:: INFORMATION SUPPLIED

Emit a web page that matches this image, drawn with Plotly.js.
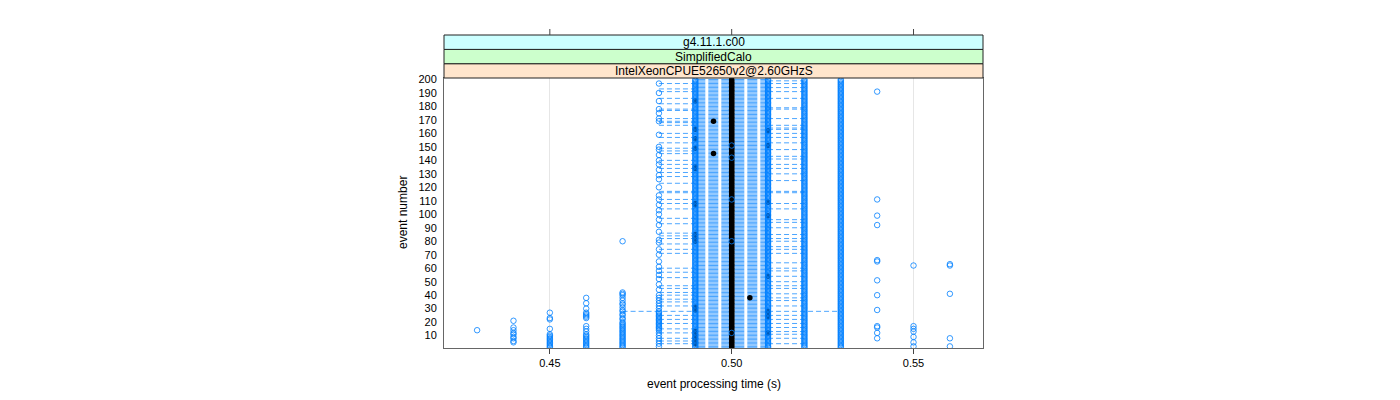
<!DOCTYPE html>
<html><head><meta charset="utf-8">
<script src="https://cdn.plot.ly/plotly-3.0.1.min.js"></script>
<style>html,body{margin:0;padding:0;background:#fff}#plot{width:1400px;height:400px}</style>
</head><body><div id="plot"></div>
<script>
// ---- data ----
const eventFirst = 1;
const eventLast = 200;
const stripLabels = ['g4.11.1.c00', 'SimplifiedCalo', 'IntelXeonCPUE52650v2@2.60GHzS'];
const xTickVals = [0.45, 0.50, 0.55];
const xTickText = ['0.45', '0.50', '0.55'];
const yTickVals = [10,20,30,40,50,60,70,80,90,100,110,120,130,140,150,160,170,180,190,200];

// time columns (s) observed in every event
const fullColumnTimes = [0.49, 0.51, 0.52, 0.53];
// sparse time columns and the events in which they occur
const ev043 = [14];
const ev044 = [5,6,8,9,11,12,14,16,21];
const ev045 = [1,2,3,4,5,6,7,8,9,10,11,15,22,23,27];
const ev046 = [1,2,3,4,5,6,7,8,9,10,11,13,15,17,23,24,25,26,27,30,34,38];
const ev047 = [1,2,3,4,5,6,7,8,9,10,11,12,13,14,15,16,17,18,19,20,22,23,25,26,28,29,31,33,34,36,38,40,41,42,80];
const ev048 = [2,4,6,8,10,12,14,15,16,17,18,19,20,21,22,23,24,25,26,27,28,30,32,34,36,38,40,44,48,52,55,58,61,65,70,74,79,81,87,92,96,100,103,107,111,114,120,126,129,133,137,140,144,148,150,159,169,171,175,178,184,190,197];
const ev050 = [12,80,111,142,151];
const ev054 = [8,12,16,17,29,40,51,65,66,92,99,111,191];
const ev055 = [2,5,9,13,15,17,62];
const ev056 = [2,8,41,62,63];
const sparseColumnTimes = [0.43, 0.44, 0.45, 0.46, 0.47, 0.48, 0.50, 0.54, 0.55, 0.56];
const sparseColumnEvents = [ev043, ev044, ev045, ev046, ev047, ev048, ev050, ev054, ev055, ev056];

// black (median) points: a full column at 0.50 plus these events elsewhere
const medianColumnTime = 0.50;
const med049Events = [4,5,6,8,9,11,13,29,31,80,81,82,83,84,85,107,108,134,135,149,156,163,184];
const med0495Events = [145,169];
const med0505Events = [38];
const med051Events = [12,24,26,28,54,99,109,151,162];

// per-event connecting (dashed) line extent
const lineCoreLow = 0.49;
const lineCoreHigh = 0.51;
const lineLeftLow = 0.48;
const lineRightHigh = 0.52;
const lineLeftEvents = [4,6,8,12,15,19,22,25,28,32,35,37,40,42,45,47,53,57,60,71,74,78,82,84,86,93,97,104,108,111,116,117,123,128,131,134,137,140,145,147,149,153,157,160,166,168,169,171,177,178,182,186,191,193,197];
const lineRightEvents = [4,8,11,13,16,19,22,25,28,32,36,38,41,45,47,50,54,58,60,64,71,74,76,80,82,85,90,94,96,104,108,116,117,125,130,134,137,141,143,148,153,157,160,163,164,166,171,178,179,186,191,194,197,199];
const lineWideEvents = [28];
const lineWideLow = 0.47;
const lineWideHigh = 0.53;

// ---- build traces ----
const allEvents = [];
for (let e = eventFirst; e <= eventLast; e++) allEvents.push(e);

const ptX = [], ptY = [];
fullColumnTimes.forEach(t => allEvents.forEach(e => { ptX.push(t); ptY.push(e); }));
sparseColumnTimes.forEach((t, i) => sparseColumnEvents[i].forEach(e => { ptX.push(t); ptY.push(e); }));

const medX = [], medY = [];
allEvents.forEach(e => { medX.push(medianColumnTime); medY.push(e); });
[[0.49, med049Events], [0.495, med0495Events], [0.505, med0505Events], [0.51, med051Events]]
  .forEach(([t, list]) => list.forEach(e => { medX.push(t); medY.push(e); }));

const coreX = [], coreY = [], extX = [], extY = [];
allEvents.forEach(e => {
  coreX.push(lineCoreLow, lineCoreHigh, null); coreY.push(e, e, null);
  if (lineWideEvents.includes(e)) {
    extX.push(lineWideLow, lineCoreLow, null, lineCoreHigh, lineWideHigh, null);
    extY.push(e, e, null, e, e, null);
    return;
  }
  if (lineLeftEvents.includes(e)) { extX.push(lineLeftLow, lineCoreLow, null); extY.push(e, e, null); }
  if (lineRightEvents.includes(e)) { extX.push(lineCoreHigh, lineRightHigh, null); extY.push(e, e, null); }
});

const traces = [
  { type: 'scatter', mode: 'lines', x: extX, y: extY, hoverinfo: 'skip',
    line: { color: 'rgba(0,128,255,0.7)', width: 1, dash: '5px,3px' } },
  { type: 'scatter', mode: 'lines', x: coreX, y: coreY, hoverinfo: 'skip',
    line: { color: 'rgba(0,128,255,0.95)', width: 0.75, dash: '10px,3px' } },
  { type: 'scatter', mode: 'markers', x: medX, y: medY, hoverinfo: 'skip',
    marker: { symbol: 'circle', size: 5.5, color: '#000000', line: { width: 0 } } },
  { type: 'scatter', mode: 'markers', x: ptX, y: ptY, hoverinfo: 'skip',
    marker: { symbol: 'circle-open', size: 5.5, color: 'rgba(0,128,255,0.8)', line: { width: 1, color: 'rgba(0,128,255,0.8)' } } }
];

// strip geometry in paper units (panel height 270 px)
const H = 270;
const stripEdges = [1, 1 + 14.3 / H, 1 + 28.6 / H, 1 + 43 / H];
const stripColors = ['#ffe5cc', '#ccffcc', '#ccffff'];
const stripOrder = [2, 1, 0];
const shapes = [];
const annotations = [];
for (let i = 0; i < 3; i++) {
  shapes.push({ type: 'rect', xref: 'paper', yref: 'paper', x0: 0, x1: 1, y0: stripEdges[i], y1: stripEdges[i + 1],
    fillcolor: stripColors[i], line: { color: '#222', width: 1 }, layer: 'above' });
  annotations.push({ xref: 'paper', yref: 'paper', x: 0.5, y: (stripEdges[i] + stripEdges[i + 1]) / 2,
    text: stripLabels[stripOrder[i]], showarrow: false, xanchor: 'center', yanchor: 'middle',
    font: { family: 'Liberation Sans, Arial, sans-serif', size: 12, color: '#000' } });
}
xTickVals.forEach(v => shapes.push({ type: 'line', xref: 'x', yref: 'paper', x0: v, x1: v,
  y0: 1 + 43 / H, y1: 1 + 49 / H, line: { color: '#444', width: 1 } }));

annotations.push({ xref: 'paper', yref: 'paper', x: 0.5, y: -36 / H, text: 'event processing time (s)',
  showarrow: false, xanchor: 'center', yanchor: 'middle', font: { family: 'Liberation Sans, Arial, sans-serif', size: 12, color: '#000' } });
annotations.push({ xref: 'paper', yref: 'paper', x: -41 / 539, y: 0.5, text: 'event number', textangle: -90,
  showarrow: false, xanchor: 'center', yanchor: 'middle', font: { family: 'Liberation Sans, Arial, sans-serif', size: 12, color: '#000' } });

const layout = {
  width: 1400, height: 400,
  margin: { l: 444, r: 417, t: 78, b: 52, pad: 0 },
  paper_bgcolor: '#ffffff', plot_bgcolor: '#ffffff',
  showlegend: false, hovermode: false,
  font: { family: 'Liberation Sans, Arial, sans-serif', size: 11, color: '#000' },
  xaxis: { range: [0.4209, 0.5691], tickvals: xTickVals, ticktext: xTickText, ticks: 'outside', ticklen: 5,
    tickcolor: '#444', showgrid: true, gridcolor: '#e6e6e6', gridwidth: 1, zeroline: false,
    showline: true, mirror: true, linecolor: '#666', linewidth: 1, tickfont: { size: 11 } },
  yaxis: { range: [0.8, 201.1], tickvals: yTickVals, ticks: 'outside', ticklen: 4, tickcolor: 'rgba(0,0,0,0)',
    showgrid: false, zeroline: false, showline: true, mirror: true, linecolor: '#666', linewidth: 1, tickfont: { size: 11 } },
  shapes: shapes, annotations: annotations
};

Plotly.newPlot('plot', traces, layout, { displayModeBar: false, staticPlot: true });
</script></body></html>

::::

**TASK STATEMENT**
Give again, word for word, every line from the top of the data above to the line holding "ev054, ev055, ev056];", inclusive, with the pictures left out.

**ANSWER**
Emit a web page that matches this image, drawn with Plotly.js.
<!DOCTYPE html>
<html><head><meta charset="utf-8">
<script src="https://cdn.plot.ly/plotly-3.0.1.min.js"></script>
<style>html,body{margin:0;padding:0;background:#fff}#plot{width:1400px;height:400px}</style>
</head><body><div id="plot"></div>
<script>
// ---- data ----
const eventFirst = 1;
const eventLast = 200;
const stripLabels = ['g4.11.1.c00', 'SimplifiedCalo', 'IntelXeonCPUE52650v2@2.60GHzS'];
const xTickVals = [0.45, 0.50, 0.55];
const xTickText = ['0.45', '0.50', '0.55'];
const yTickVals = [10,20,30,40,50,60,70,80,90,100,110,120,130,140,150,160,170,180,190,200];

// time columns (s) observed in every event
const fullColumnTimes = [0.49, 0.51, 0.52, 0.53];
// sparse time columns and the events in which they occur
const ev043 = [14];
const ev044 = [5,6,8,9,11,12,14,16,21];
const ev045 = [1,2,3,4,5,6,7,8,9,10,11,15,22,23,27];
const ev046 = [1,2,3,4,5,6,7,8,9,10,11,13,15,17,23,24,25,26,27,30,34,38];
const ev047 = [1,2,3,4,5,6,7,8,9,10,11,12,13,14,15,16,17,18,19,20,22,23,25,26,28,29,31,33,34,36,38,40,41,42,80];
const ev048 = [2,4,6,8,10,12,14,15,16,17,18,19,20,21,22,23,24,25,26,27,28,30,32,34,36,38,40,44,48,52,55,58,61,65,70,74,79,81,87,92,96,100,103,107,111,114,120,126,129,133,137,140,144,148,150,159,169,171,175,178,184,190,197];
const ev050 = [12,80,111,142,151];
const ev054 = [8,12,16,17,29,40,51,65,66,92,99,111,191];
const ev055 = [2,5,9,13,15,17,62];
const ev056 = [2,8,41,62,63];
const sparseColumnTimes = [0.43, 0.44, 0.45, 0.46, 0.47, 0.48, 0.50, 0.54, 0.55, 0.56];
const sparseColumnEvents = [ev043, ev044, ev045, ev046, ev047, ev048, ev050, ev054, ev055, ev056];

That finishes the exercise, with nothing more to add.